= Stored data =
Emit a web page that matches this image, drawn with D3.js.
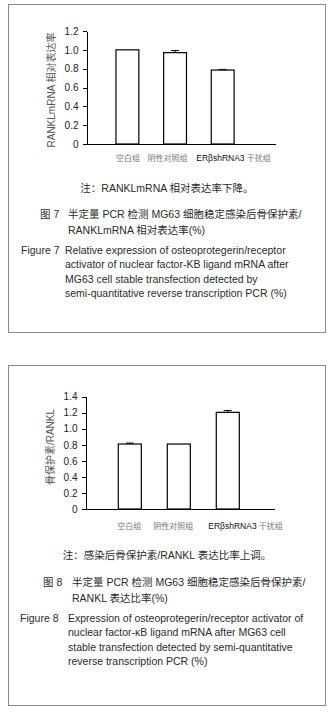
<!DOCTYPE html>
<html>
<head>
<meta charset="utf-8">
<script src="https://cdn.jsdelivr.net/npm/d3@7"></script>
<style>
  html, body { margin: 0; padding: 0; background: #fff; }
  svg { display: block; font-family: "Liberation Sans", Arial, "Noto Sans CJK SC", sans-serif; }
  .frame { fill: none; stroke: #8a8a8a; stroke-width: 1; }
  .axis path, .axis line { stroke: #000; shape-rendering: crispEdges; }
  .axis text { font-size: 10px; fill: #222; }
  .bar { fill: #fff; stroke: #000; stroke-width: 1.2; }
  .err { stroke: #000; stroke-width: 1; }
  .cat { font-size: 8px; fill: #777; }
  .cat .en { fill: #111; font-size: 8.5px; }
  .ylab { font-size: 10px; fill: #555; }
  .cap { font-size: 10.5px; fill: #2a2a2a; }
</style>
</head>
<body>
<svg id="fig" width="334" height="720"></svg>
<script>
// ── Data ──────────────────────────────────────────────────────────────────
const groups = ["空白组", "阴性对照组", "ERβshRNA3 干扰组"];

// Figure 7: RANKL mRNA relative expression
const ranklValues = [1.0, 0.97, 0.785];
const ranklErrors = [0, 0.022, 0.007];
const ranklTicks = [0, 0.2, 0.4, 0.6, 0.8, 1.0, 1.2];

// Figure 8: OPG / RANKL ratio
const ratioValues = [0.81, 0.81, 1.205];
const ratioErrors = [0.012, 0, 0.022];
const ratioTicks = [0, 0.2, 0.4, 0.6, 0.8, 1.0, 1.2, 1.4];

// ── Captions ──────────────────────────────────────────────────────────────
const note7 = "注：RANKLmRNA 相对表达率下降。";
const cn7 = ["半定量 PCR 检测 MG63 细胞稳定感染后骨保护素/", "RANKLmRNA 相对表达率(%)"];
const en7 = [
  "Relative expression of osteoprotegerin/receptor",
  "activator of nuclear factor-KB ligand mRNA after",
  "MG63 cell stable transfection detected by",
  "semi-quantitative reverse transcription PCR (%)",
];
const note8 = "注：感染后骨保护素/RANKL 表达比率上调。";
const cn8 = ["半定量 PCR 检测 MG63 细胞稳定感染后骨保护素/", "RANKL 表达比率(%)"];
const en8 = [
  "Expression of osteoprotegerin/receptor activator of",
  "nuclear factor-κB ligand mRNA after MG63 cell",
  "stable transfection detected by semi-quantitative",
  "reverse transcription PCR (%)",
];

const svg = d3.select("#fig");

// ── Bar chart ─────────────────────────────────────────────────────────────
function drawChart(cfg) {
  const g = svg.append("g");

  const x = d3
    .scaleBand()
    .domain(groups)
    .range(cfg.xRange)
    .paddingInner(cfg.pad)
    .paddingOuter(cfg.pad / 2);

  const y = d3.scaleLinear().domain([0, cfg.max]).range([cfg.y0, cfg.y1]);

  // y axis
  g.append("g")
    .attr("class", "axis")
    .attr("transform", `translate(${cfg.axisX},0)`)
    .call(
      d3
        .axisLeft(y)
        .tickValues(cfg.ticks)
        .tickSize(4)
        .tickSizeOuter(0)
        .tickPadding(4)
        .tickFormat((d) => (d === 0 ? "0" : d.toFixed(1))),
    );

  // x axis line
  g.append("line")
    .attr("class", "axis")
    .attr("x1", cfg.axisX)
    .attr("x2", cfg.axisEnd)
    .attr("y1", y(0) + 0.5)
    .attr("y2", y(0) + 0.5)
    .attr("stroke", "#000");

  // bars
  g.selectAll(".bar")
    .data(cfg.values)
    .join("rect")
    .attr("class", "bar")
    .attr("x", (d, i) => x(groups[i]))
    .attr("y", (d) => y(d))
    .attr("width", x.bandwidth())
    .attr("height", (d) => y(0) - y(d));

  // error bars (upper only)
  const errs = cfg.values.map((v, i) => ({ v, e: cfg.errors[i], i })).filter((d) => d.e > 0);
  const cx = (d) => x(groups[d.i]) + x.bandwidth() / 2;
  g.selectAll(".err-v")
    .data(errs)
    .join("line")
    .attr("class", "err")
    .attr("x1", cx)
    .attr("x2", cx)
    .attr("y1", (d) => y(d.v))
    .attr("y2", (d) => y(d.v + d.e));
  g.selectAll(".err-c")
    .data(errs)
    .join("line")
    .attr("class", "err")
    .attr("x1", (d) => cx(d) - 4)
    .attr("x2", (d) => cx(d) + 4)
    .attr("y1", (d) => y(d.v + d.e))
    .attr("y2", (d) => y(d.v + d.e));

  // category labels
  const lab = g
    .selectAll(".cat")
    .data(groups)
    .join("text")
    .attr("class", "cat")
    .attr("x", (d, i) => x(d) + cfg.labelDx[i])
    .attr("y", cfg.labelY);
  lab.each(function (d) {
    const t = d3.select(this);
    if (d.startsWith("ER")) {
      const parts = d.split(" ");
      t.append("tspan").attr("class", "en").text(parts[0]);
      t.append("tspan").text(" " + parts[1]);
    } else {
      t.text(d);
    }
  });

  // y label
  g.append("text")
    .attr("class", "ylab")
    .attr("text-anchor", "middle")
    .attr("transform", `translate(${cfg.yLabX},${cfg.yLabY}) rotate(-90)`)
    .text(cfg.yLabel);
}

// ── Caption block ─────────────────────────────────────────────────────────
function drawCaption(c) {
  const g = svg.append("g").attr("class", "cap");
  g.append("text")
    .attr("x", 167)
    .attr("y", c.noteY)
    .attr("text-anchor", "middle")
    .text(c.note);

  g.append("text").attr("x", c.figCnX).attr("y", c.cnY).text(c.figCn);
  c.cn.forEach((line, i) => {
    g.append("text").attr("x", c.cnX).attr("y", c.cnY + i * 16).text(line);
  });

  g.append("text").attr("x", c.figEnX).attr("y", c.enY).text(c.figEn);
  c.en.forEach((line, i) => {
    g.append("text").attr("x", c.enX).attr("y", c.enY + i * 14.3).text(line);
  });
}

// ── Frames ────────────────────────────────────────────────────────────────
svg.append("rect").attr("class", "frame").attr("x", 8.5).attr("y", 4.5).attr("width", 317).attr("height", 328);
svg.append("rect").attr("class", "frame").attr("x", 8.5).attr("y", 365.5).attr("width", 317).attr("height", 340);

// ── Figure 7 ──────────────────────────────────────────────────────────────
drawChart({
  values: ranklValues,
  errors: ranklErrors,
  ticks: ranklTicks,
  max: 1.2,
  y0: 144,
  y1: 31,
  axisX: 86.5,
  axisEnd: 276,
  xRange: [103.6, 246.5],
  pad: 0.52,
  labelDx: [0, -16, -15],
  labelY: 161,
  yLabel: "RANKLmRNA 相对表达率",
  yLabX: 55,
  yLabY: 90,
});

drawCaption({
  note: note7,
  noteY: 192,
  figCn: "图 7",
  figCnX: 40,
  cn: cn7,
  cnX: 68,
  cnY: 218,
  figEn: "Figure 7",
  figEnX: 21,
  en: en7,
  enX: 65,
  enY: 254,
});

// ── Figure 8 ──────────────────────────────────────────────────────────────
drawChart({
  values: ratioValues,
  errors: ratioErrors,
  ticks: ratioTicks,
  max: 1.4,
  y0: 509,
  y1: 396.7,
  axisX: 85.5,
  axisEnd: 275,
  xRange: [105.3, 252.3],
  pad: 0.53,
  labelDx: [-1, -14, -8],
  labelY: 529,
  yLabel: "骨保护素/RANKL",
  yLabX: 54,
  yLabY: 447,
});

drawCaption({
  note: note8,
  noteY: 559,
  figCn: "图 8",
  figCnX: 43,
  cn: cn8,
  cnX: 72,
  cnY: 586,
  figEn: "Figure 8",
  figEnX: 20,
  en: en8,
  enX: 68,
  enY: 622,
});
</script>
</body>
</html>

= Work required =
Leave every image out, and retype the material exactly.

= Output of the task =
Emit a web page that matches this image, drawn with D3.js.
<!DOCTYPE html>
<html>
<head>
<meta charset="utf-8">
<script src="https://cdn.jsdelivr.net/npm/d3@7"></script>
<style>
  html, body { margin: 0; padding: 0; background: #fff; }
  svg { display: block; font-family: "Liberation Sans", Arial, "Noto Sans CJK SC", sans-serif; }
  .frame { fill: none; stroke: #8a8a8a; stroke-width: 1; }
  .axis path, .axis line { stroke: #000; shape-rendering: crispEdges; }
  .axis text { font-size: 10px; fill: #222; }
  .bar { fill: #fff; stroke: #000; stroke-width: 1.2; }
  .err { stroke: #000; stroke-width: 1; }
  .cat { font-size: 8px; fill: #777; }
  .cat .en { fill: #111; font-size: 8.5px; }
  .ylab { font-size: 10px; fill: #555; }
  .cap { font-size: 10.5px; fill: #2a2a2a; }
</style>
</head>
<body>
<svg id="fig" width="334" height="720"></svg>
<script>
// ── Data ──────────────────────────────────────────────────────────────────
const groups = ["空白组", "阴性对照组", "ERβshRNA3 干扰组"];

// Figure 7: RANKL mRNA relative expression
const ranklValues = [1.0, 0.97, 0.785];
const ranklErrors = [0, 0.022, 0.007];
const ranklTicks = [0, 0.2, 0.4, 0.6, 0.8, 1.0, 1.2];

// Figure 8: OPG / RANKL ratio
const ratioValues = [0.81, 0.81, 1.205];
const ratioErrors = [0.012, 0, 0.022];
const ratioTicks = [0, 0.2, 0.4, 0.6, 0.8, 1.0, 1.2, 1.4];

// ── Captions ──────────────────────────────────────────────────────────────
const note7 = "注：RANKLmRNA 相对表达率下降。";
const cn7 = ["半定量 PCR 检测 MG63 细胞稳定感染后骨保护素/", "RANKLmRNA 相对表达率(%)"];
const en7 = [
  "Relative expression of osteoprotegerin/receptor",
  "activator of nuclear factor-KB ligand mRNA after",
  "MG63 cell stable transfection detected by",
  "semi-quantitative reverse transcription PCR (%)",
];
const note8 = "注：感染后骨保护素/RANKL 表达比率上调。";
const cn8 = ["半定量 PCR 检测 MG63 细胞稳定感染后骨保护素/", "RANKL 表达比率(%)"];
const en8 = [
  "Expression of osteoprotegerin/receptor activator of",
  "nuclear factor-κB ligand mRNA after MG63 cell",
  "stable transfection detected by semi-quantitative",
  "reverse transcription PCR (%)",
];

const svg = d3.select("#fig");

// ── Bar chart ─────────────────────────────────────────────────────────────
function drawChart(cfg) {
  const g = svg.append("g");

  const x = d3
    .scaleBand()
    .domain(groups)
    .range(cfg.xRange)
    .paddingInner(cfg.pad)
    .paddingOuter(cfg.pad / 2);

  const y = d3.scaleLinear().domain([0, cfg.max]).range([cfg.y0, cfg.y1]);

  // y axis
  g.append("g")
    .attr("class", "axis")
    .attr("transform", `translate(${cfg.axisX},0)`)
    .call(
      d3
        .axisLeft(y)
        .tickValues(cfg.ticks)
        .tickSize(4)
        .tickSizeOuter(0)
        .tickPadding(4)
        .tickFormat((d) => (d === 0 ? "0" : d.toFixed(1))),
    );

  // x axis line
  g.append("line")
    .attr("class", "axis")
    .attr("x1", cfg.axisX)
    .attr("x2", cfg.axisEnd)
    .attr("y1", y(0) + 0.5)
    .attr("y2", y(0) + 0.5)
    .attr("stroke", "#000");

  // bars
  g.selectAll(".bar")
    .data(cfg.values)
    .join("rect")
    .attr("class", "bar")
    .attr("x", (d, i) => x(groups[i]))
    .attr("y", (d) => y(d))
    .attr("width", x.bandwidth())
    .attr("height", (d) => y(0) - y(d));

  // error bars (upper only)
  const errs = cfg.values.map((v, i) => ({ v, e: cfg.errors[i], i })).filter((d) => d.e > 0);
  const cx = (d) => x(groups[d.i]) + x.bandwidth() / 2;
  g.selectAll(".err-v")
    .data(errs)
    .join("line")
    .attr("class", "err")
    .attr("x1", cx)
    .attr("x2", cx)
    .attr("y1", (d) => y(d.v))
    .attr("y2", (d) => y(d.v + d.e));
  g.selectAll(".err-c")
    .data(errs)
    .join("line")
    .attr("class", "err")
    .attr("x1", (d) => cx(d) - 4)
    .attr("x2", (d) => cx(d) + 4)
    .attr("y1", (d) => y(d.v + d.e))
    .attr("y2", (d) => y(d.v + d.e));

  // category labels
  const lab = g
    .selectAll(".cat")
    .data(groups)
    .join("text")
    .attr("class", "cat")
    .attr("x", (d, i) => x(d) + cfg.labelDx[i])
    .attr("y", cfg.labelY);
  lab.each(function (d) {
    const t = d3.select(this);
    if (d.startsWith("ER")) {
      const parts = d.split(" ");
      t.append("tspan").attr("class", "en").text(parts[0]);
      t.append("tspan").text(" " + parts[1]);
    } else {
      t.text(d);
    }
  });

  // y label
  g.append("text")
    .attr("class", "ylab")
    .attr("text-anchor", "middle")
    .attr("transform", `translate(${cfg.yLabX},${cfg.yLabY}) rotate(-90)`)
    .text(cfg.yLabel);
}

// ── Caption block ─────────────────────────────────────────────────────────
function drawCaption(c) {
  const g = svg.append("g").attr("class", "cap");
  g.append("text")
    .attr("x", 167)
    .attr("y", c.noteY)
    .attr("text-anchor", "middle")
    .text(c.note);

  g.append("text").attr("x", c.figCnX).attr("y", c.cnY).text(c.figCn);
  c.cn.forEach((line, i) => {
    g.append("text").attr("x", c.cnX).attr("y", c.cnY + i * 16).text(line);
  });

  g.append("text").attr("x", c.figEnX).attr("y", c.enY).text(c.figEn);
  c.en.forEach((line, i) => {
    g.append("text").attr("x", c.enX).attr("y", c.enY + i * 14.3).text(line);
  });
}

// ── Frames ────────────────────────────────────────────────────────────────
svg.append("rect").attr("class", "frame").attr("x", 8.5).attr("y", 4.5).attr("width", 317).attr("height", 328);
svg.append("rect").attr("class", "frame").attr("x", 8.5).attr("y", 365.5).attr("width", 317).attr("height", 340);

// ── Figure 7 ──────────────────────────────────────────────────────────────
drawChart({
  values: ranklValues,
  errors: ranklErrors,
  ticks: ranklTicks,
  max: 1.2,
  y0: 144,
  y1: 31,
  axisX: 86.5,
  axisEnd: 276,
  xRange: [103.6, 246.5],
  pad: 0.52,
  labelDx: [0, -16, -15],
  labelY: 161,
  yLabel: "RANKLmRNA 相对表达率",
  yLabX: 55,
  yLabY: 90,
});

drawCaption({
  note: note7,
  noteY: 192,
  figCn: "图 7",
  figCnX: 40,
  cn: cn7,
  cnX: 68,
  cnY: 218,
  figEn: "Figure 7",
  figEnX: 21,
  en: en7,
  enX: 65,
  enY: 254,
});

// ── Figure 8 ──────────────────────────────────────────────────────────────
drawChart({
  values: ratioValues,
  errors: ratioErrors,
  ticks: ratioTicks,
  max: 1.4,
  y0: 509,
  y1: 396.7,
  axisX: 85.5,
  axisEnd: 275,
  xRange: [105.3, 252.3],
  pad: 0.53,
  labelDx: [-1, -14, -8],
  labelY: 529,
  yLabel: "骨保护素/RANKL",
  yLabX: 54,
  yLabY: 447,
});

drawCaption({
  note: note8,
  noteY: 559,
  figCn: "图 8",
  figCnX: 43,
  cn: cn8,
  cnX: 72,
  cnY: 586,
  figEn: "Figure 8",
  figEnX: 20,
  en: en8,
  enX: 68,
  enY: 622,
});
</script>
</body>
</html>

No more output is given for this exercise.